The day after he left, a woman working for Taylor told Schulz’s
colleagues still in the country: “Mr. Taylor is very concerned
for Dr. Schulz’s health. Tell him that he will be booked with
a bullet if he ever returns to Liberia, and he should keep an eye
on his back in New York.” Nothing ever came of the threat.
But most of his ten-year Amnesty work, rather
than exotic, potentially dangerous travels, has been public engagements—speaking
at 15 or 20 colleges a year, for example—and fund-raising—during
his tenure AI USA’s endowment has grown from $3.5 million
to $25 million. Most of the buedget funds Amnesty research and campaigns,
sending missions to more than 100 countries a year, supporting and
training activists, organizing to pressure governments, and publicizing
human-rights abuses.
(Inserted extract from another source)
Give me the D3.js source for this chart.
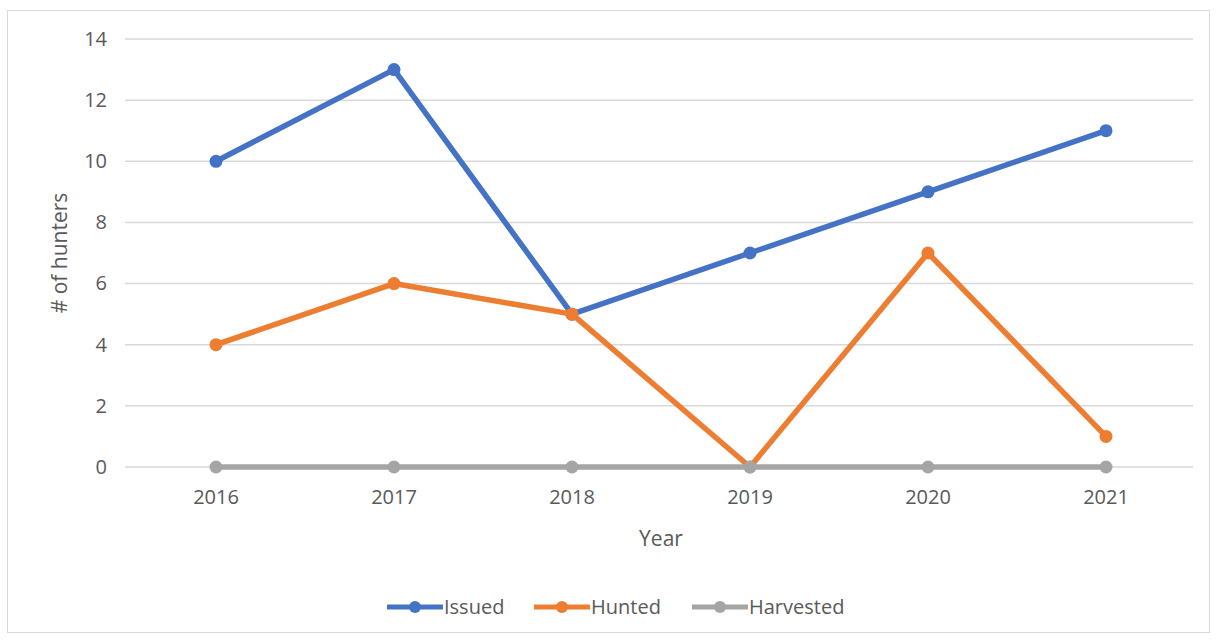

Schulz has the publicizing front covered. In
June 2002 the New York Review of Books wrote that he “has
done more than anyone in the American human rights movement to make
human rights issues known in the United States.” He plans
to leave Amnesty International in 2006, though he hasn’t yet
decided his next move. By then, he notes, he will have been managing
nonprofit institutions and traveling 60 or 70 percent of his time
for 28 years. “That is simply enough,” he says. “It
is time for me to take on new challenges, whatever they may be,”
and time for Amnesty “to receive new leadership, to benefit
from new energy and new ideas.”
Meanwhile he’s hawking his book—and
his ideals. In November he returned to the U of C, which had given
him a public-service award in June, and Meadville-Lombard, which
gave him a 1985 honorary doctorate and whose 2000–02 board
he chaired, for the installation of the school’s new president,
Lee Charles Barker, AM’76, who studied there with Schulz.
While in town he talked up Tainted Legacy at a Unitarian
Universalist church in Deerfield, IL. The next week he appeared
on Dublin’s equivalent of the Today show, and shortly
thereafter he battled Bill O’Reilly on Fox News Channel. To
keep up such a pace, Schultz’s successor as AI USA’s
executive director had better not be camera shy.